Static analysis excels at catching syntactic vulnerabilities like SQL injection, cross-site scripting, buffer overflows, and hardcoded credentials by matching code patterns against known vulnerability signatures. However, traditional SAST struggles with semantic vulnerabilities like broken access control, missing authorization checks, and privilege escalation. These require understanding whether your code does what it should, beyond just correct structure.
How do I reduce false positives in static code analysis?
Start by creating a baseline scan of your existing codebase and accepting the current state, then track only new findings to prevent teams from drowning in legacy issues.
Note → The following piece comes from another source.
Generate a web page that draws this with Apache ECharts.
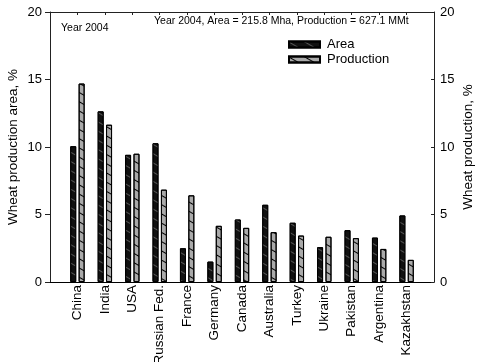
<!DOCTYPE html>
<html><head><meta charset="utf-8">
<script src="https://cdn.jsdelivr.net/npm/echarts@6/dist/echarts.min.js"></script>
<style>html,body{margin:0;padding:0;background:#fff}#c{width:477px;height:362px}</style>
</head><body><div id="c"></div>
<script>
const countries = ['China','India','USA','Russian Fed.','France','Germany','Canada','Australia','Turkey','Ukraine','Pakistan','Argentina','Kazakhstan'];
const areaPct = [10.06, 12.64, 9.42, 10.28, 2.50, 1.51, 4.63, 5.72, 4.39, 2.58, 3.84, 3.29, 4.93];
const prodPct = [14.70, 11.65, 9.50, 6.84, 6.42, 4.16, 4.01, 3.69, 3.44, 3.35, 3.25, 2.45, 1.64];
const yTicks = [0, 5, 10, 15, 20];

const FONT = 'Liberation Sans, Arial, sans-serif';
const cats = [''].concat(countries, ['']);
const pad = a => [null].concat(a, [null]);

const chart = echarts.init(document.getElementById('c'), null, {renderer: 'canvas'});
const axisLineStyle = {color: '#222', width: 1};
chart.setOption({
  animation: false,
  backgroundColor: '#fff',
  grid: {left: 50, right: 43, top: 12, bottom: 80, containLabel: false, outerBoundsMode: 'none'},
  legend: {
    orient: 'vertical', left: 288, top: 38, itemWidth: 31, itemHeight: 6, itemGap: 2,
    icon: 'rect', padding: 0,
    textStyle: {fontFamily: FONT, fontSize: 13, color: '#000', padding: [0, 0, 0, 2]},
    data: ['Area', 'Production']
  },
  xAxis: [{
    type: 'category', data: cats, boundaryGap: false, position: 'bottom',
    axisLine: {onZero: false, lineStyle: {color: '#000', width: 1.2}}, axisTick: {show: false},
    axisLabel: {rotate: 90, interval: 0, margin: 3, fontFamily: FONT, fontSize: 13.5, color: '#000'},
    splitLine: {show: false}
  }, {
    type: 'category', data: cats, boundaryGap: false, position: 'top',
    axisLine: {onZero: false, lineStyle: axisLineStyle},
    axisTick: {show: true, inside: true, length: 3, interval: 0, lineStyle: axisLineStyle},
    axisLabel: {show: false}, splitLine: {show: false}
  }],
  yAxis: [{
    type: 'value', min: yTicks[0], max: yTicks[yTicks.length - 1], interval: 5, position: 'left',
    name: 'Wheat production area, %', nameLocation: 'middle', nameGap: 30, nameRotate: 90,
    nameMoveOverlap: false,
    nameTextStyle: {fontFamily: FONT, fontSize: 13.5, color: '#000'},
    axisLine: {show: true, onZero: false, lineStyle: axisLineStyle},
    axisTick: {show: true, inside: false, length: 5, lineStyle: axisLineStyle},
    axisLabel: {margin: 8, fontFamily: FONT, fontSize: 13, color: '#000'},
    splitLine: {show: false}
  }, {
    type: 'value', min: yTicks[0], max: yTicks[yTicks.length - 1], interval: 5, position: 'right',
    name: 'Wheat production, %', nameLocation: 'middle', nameGap: 27, nameRotate: 90,
    nameMoveOverlap: false,
    nameTextStyle: {fontFamily: FONT, fontSize: 13.5, color: '#000'},
    axisLine: {show: true, onZero: false, lineStyle: axisLineStyle},
    axisTick: {show: true, inside: true, length: 3, lineStyle: axisLineStyle},
    axisLabel: {margin: 6, fontFamily: FONT, fontSize: 13, color: '#000'},
    splitLine: {show: false}
  }],
  series: [{
    name: 'Area', type: 'bar', xAxisIndex: 0, yAxisIndex: 0, data: pad(areaPct),
    barWidth: 6, barGap: '40%',
    itemStyle: {color: '#111', borderColor: '#000', borderWidth: 1,
      decal: {symbol: 'rect', color: '#555', dashArrayX: [1, 0], dashArrayY: [1, 6.5], rotation: Math.PI / 6}}
  }, {
    name: 'Production', type: 'bar', xAxisIndex: 0, yAxisIndex: 1, data: pad(prodPct),
    barWidth: 6, barGap: '40%',
    itemStyle: {color: '#aaa', borderColor: '#000', borderWidth: 1,
      decal: {symbol: 'rect', color: '#000', dashArrayX: [1, 0], dashArrayY: [1, 6.5], rotation: Math.PI / 6}}
  }],
  graphic: [{
    type: 'text', left: 61, top: 23,
    style: {text: 'Year 2004', font: '10.5px ' + FONT, fill: '#000'}
  }, {
    type: 'text', left: 154, top: 16,
    style: {text: 'Year 2004, Area = 215.8 Mha, Production = 627.1 MMt', font: '10.5px ' + FONT, fill: '#000'}
  }]
});
</script></body></html>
Customize rulesets by disabling rules that generate noise in your specific environment and tune the tool to your architecture, which can bring false positive rates down from 30-60% to 10-20% with proper configuration.
When should I run static code analysis in my development process?
Run scans at commit time through CI/CD integration, checking pull requests before code reaches main branches. Block merges that introduce high-severity findings and gate deployments on passing security checks. This catches vulnerabilities early when fixes cost 10 to 100 times less than post-deployment patches.
Why can't traditional SAST tools find broken access control vulnerabilities?
Pattern matching can identify the syntax of authorization code but cannot determine if that logic is correct for your application's requirements. A missing authorization check or incorrect conditional logic executes perfectly fine. The code does what it's written to do, but fails to enforce your intended security policy, which varies by application and can't be captured in generic rules.
Can static analysis replace runtime testing and penetration testing?
No, static analysis works best as part of a layered approach. SAST finds code-level flaws before execution, DAST tests running applications to confirm exploitability and catch configuration issues, and manual penetration testing identifies business logic gaps that automated tools miss. Each method catches vulnerabilities the others don't.